While it's true that all scanners can scan mounted slides, only 2 can
do it with any efficiency:
1. Nikon LS5000-has attachment for about 50 slides at a crack, ~$1600
for everything.
2. Pacific Imaging scanner and clones thereof that supposedly takes
carousels as well as stacks of slides, AND supposedly scans slides in
vertical or horizontal orientation. However, one poster here said it
didn't work with carousels. Reviews on this machine have not been
good. However, you can't beat the price, ~$650. Now if Nikon or
Minolta would just make a machine with these specs!!!
Ed Lusby
The Pacific Imaging scanner does use round trays which they call "carousels",
but these are not the same as or compatible with the standard Kodak Carousel
trays.
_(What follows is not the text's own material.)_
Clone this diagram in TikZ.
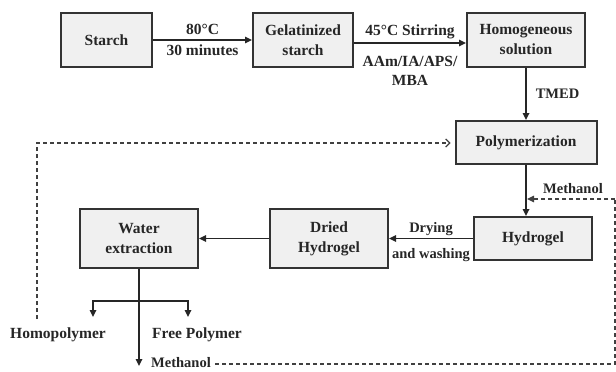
\documentclass[tikz,border=0pt]{standalone}
\usepackage{fontspec}
\setmainfont{Liberation Serif}
\usetikzlibrary{arrows.meta,positioning}
\tikzset{
  flow/box/.style={draw=black!80, line width=2pt, fill=black!6, minimum width=118pt, minimum height=54pt, align=center, inner sep=2pt, font=\fontsize{15.5}{20}\selectfont\bfseries, text=black!85},
  flow/line/.style={draw=black!85, line width=1.6pt, -{Triangle[length=7pt,width=6.5pt]}},
  flow/dash/.style={draw=black!75, line width=1.2pt, dash pattern=on 4pt off 3pt},
  flow/label/.style={inner sep=2pt, align=center, font=\fontsize{15.5}{19}\selectfont\bfseries, text=black!85},
  flow/small/.style={inner sep=2pt, align=center, font=\fontsize{14.5}{17}\selectfont\bfseries, text=black!85}
}

\begin{document}
\begin{tikzpicture}[x=1pt, y=-1pt]
  \useasboundingbox (0,0) rectangle (616,372);
  % Top row
  \node[flow/box, minimum width=91pt] (starch) at (106.5,40) {Starch};
  \node[flow/box, minimum width=100pt] (gel) at (303,40) {Gelatinized\\starch};
  \node[flow/box] (homog) at (526,40) {Homogeneous\\solution};

  \draw[flow/line] (starch) -- node[flow/label, above, yshift=3pt] {80°C}
    node[flow/label, below, yshift=-2pt] {30 minutes} (gel);
  \draw[flow/line] ([yshift=-3pt]gel.east) -- node[flow/label, above, yshift=1pt] {45°C Stirring}
    node[flow/label, below, yshift=-10pt] {AAm/IA/APS/\\MBA} ([yshift=-3pt]homog.west);

  % Right column
  \node[flow/box, minimum width=141pt, minimum height=43pt] (poly) at (526,142.5) {Polymerization};
  \node[flow/box, minimum height=43pt] (hydro) at (533,238.5) {Hydrogel};

  \draw[flow/line] (homog) -- node[flow/small, right=7pt] {TMED} (poly);
  \draw[flow/line] (poly.south) -- (poly.south |- hydro.north);

  % Middle row, right to left
  \node[flow/box, minimum height=59pt] (dried) at (329,238.5) {Dried\\Hydrogel};
  \node[flow/box, minimum height=59pt] (water) at (139,238.5) {Water\\extraction};

  \draw[flow/line] (hydro) -- node[flow/small, above] {Drying}
    node[flow/small, below, yshift=-7pt] {and washing} (dried);
  \draw[flow/line] (dried) -- (water);

  % Products of the extraction
  \coordinate (split) at (139,301);
  \coordinate (brL) at (93,317);
  \coordinate (brR) at (188,317);
  \coordinate (outB) at (139,366);
  \node[flow/label] (homo) at (58,335) {Homopolymer};
  \node[flow/label] (free) at (197,335) {Free Polymer};
  \node[flow/small, anchor=base, inner sep=1pt] (methB) at (181,367) {Methanol};

  \draw[flow/line, -] (water.south) -- (split);
  \draw[flow/line] (split) -| (brL);
  \draw[flow/line] (split) -| (brR);
  \draw[flow/line] (split) -- (outB);

  % Recycling loops
  \coordinate (loopR) at (615,364);
  \coordinate (loopT) at (615,199);
  \coordinate (loopIn) at (527,199);
  \node[flow/small] (methT) at (573,189) {Methanol};
  \draw[flow/dash] ([xshift=3pt]methB.east |- loopR) -- (loopR) -- (loopT);
  \draw[flow/dash, -{Triangle[length=7pt,width=6.5pt]}] (loopT) -- (loopIn);

  \coordinate (dashB) at (37,319);
  \coordinate (dashT) at (37,143);
  \draw[flow/dash, -{Straight Barb[length=4pt,width=8pt]}] (dashB) -- (dashT) -- ([xshift=-4pt]poly.west |- dashT);
\end{tikzpicture}
\end{document}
I think they're the 100-slide "ferris wheel" type for certain projectors
(mostly no longer manufactured) that push the slides in and pull them out
horizontally.
The auto feeder attachment for the Nikon LS5000 (and the earlier version for
the LS4000) has some well-known problems with jamming until you modify the
opening where the slide goes in, but once I got mine fixed, it only jammed when
the slide going in snagged on the next one in the stack. I scanned 40,000
slides in about 3 months by keeping the thing fed pretty steadily. (That did
not include any cleaning of the slides, so my old Kodachromes need a lot of
spotting to actually use the scans--sometimes it's easier to rescan one than
to clean it up. But for archiving and easy lookup, it was still worth doing.)